### DATA EXCERPT
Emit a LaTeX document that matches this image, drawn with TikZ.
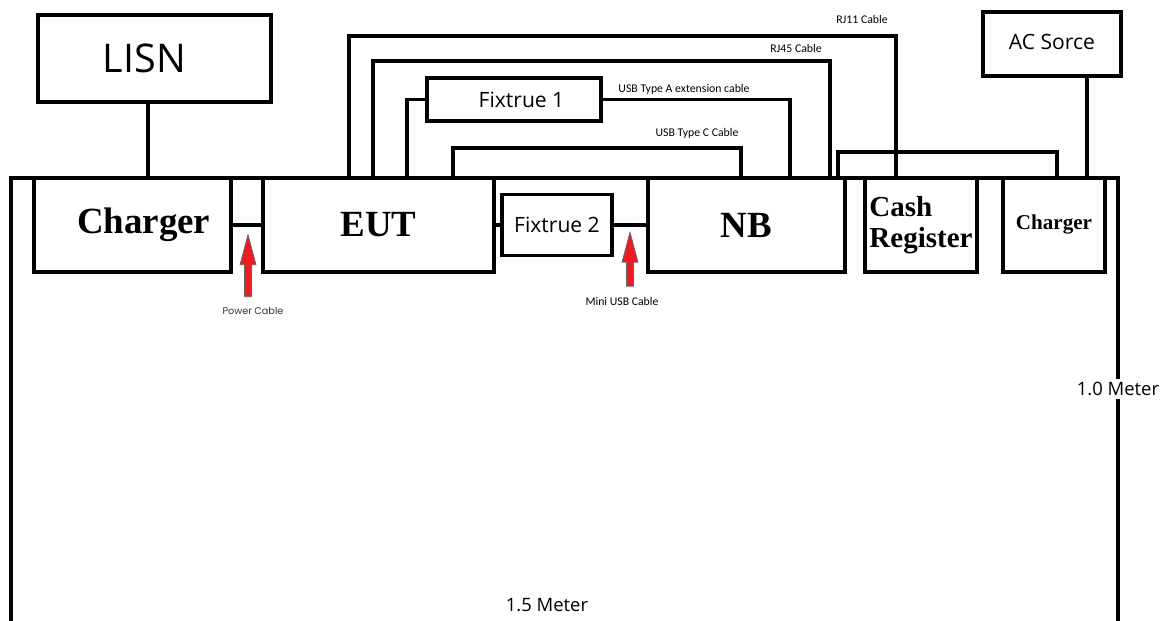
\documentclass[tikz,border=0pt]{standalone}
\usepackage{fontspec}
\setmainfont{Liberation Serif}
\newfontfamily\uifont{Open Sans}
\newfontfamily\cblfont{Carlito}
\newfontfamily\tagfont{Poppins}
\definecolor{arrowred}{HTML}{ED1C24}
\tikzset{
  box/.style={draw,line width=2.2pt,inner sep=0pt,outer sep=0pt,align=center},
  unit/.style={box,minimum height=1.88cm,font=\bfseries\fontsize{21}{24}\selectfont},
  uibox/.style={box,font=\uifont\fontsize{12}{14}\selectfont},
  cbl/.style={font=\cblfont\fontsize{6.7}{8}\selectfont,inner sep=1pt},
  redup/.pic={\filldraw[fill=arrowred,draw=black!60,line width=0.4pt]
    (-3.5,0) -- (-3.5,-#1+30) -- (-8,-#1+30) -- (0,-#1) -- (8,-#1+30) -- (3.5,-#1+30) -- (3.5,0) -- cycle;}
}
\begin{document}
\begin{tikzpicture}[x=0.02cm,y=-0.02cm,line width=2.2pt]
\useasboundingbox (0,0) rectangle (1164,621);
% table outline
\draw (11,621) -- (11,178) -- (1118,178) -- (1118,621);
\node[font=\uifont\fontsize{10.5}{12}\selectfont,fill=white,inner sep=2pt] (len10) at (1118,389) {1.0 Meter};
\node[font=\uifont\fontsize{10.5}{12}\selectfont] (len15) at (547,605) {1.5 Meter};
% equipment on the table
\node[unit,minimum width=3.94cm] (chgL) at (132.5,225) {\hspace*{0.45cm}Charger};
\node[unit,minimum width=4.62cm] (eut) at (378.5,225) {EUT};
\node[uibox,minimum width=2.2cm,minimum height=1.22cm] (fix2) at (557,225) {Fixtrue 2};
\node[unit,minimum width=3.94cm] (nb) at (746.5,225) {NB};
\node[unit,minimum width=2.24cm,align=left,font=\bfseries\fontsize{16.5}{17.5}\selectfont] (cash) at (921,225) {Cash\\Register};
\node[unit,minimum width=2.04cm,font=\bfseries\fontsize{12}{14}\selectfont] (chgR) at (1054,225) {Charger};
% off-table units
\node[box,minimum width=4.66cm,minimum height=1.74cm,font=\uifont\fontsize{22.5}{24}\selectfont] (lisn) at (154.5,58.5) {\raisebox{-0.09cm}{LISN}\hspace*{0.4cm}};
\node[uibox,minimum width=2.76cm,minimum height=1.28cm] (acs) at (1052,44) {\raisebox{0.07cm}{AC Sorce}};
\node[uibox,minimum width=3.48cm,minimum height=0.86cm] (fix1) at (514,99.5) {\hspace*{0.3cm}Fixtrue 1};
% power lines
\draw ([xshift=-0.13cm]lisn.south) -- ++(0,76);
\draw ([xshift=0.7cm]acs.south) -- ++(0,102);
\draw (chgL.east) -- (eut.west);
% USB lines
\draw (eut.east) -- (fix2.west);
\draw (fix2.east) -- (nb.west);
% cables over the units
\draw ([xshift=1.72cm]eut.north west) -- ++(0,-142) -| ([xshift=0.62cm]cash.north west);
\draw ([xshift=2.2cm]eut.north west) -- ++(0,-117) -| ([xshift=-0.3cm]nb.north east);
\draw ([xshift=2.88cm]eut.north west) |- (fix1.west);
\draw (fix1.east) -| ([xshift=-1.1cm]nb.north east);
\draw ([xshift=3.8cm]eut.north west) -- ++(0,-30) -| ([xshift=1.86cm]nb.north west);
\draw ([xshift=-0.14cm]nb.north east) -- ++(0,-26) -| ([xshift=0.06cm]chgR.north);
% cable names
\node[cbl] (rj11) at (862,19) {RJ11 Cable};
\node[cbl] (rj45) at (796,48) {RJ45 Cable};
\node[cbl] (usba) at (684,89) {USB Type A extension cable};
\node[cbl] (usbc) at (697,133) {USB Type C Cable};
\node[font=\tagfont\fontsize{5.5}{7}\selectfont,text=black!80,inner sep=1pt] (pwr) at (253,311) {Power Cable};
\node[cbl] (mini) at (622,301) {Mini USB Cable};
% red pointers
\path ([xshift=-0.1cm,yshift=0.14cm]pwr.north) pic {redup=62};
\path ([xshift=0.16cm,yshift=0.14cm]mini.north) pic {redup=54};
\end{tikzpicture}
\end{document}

### TASK STATEMENT
Transcribe all of the material exactly, leaving out whatever pictures it contains.

### TASK ANSWER
Emit a LaTeX document that matches this image, drawn with TikZ.
\documentclass[tikz,border=0pt]{standalone}
\usepackage{fontspec}
\setmainfont{Liberation Serif}
\newfontfamily\uifont{Open Sans}
\newfontfamily\cblfont{Carlito}
\newfontfamily\tagfont{Poppins}
\definecolor{arrowred}{HTML}{ED1C24}
\tikzset{
  box/.style={draw,line width=2.2pt,inner sep=0pt,outer sep=0pt,align=center},
  unit/.style={box,minimum height=1.88cm,font=\bfseries\fontsize{21}{24}\selectfont},
  uibox/.style={box,font=\uifont\fontsize{12}{14}\selectfont},
  cbl/.style={font=\cblfont\fontsize{6.7}{8}\selectfont,inner sep=1pt},
  redup/.pic={\filldraw[fill=arrowred,draw=black!60,line width=0.4pt]
    (-3.5,0) -- (-3.5,-#1+30) -- (-8,-#1+30) -- (0,-#1) -- (8,-#1+30) -- (3.5,-#1+30) -- (3.5,0) -- cycle;}
}
\begin{document}
\begin{tikzpicture}[x=0.02cm,y=-0.02cm,line width=2.2pt]
\useasboundingbox (0,0) rectangle (1164,621);
% table outline
\draw (11,621) -- (11,178) -- (1118,178) -- (1118,621);
\node[font=\uifont\fontsize{10.5}{12}\selectfont,fill=white,inner sep=2pt] (len10) at (1118,389) {1.0 Meter};
\node[font=\uifont\fontsize{10.5}{12}\selectfont] (len15) at (547,605) {1.5 Meter};
% equipment on the table
\node[unit,minimum width=3.94cm] (chgL) at (132.5,225) {\hspace*{0.45cm}Charger};
\node[unit,minimum width=4.62cm] (eut) at (378.5,225) {EUT};
\node[uibox,minimum width=2.2cm,minimum height=1.22cm] (fix2) at (557,225) {Fixtrue 2};
\node[unit,minimum width=3.94cm] (nb) at (746.5,225) {NB};
\node[unit,minimum width=2.24cm,align=left,font=\bfseries\fontsize{16.5}{17.5}\selectfont] (cash) at (921,225) {Cash\\Register};
\node[unit,minimum width=2.04cm,font=\bfseries\fontsize{12}{14}\selectfont] (chgR) at (1054,225) {Charger};
% off-table units
\node[box,minimum width=4.66cm,minimum height=1.74cm,font=\uifont\fontsize{22.5}{24}\selectfont] (lisn) at (154.5,58.5) {\raisebox{-0.09cm}{LISN}\hspace*{0.4cm}};
\node[uibox,minimum width=2.76cm,minimum height=1.28cm] (acs) at (1052,44) {\raisebox{0.07cm}{AC Sorce}};
\node[uibox,minimum width=3.48cm,minimum height=0.86cm] (fix1) at (514,99.5) {\hspace*{0.3cm}Fixtrue 1};
% power lines
\draw ([xshift=-0.13cm]lisn.south) -- ++(0,76);
\draw ([xshift=0.7cm]acs.south) -- ++(0,102);
\draw (chgL.east) -- (eut.west);
% USB lines
\draw (eut.east) -- (fix2.west);
\draw (fix2.east) -- (nb.west);
% cables over the units
\draw ([xshift=1.72cm]eut.north west) -- ++(0,-142) -| ([xshift=0.62cm]cash.north west);
\draw ([xshift=2.2cm]eut.north west) -- ++(0,-117) -| ([xshift=-0.3cm]nb.north east);
\draw ([xshift=2.88cm]eut.north west) |- (fix1.west);
\draw (fix1.east) -| ([xshift=-1.1cm]nb.north east);
\draw ([xshift=3.8cm]eut.north west) -- ++(0,-30) -| ([xshift=1.86cm]nb.north west);
\draw ([xshift=-0.14cm]nb.north east) -- ++(0,-26) -| ([xshift=0.06cm]chgR.north);
% cable names
\node[cbl] (rj11) at (862,19) {RJ11 Cable};
\node[cbl] (rj45) at (796,48) {RJ45 Cable};
\node[cbl] (usba) at (684,89) {USB Type A extension cable};
\node[cbl] (usbc) at (697,133) {USB Type C Cable};
\node[font=\tagfont\fontsize{5.5}{7}\selectfont,text=black!80,inner sep=1pt] (pwr) at (253,311) {Power Cable};
\node[cbl] (mini) at (622,301) {Mini USB Cable};
% red pointers
\path ([xshift=-0.1cm,yshift=0.14cm]pwr.north) pic {redup=62};
\path ([xshift=0.16cm,yshift=0.14cm]mini.north) pic {redup=54};
\end{tikzpicture}
\end{document}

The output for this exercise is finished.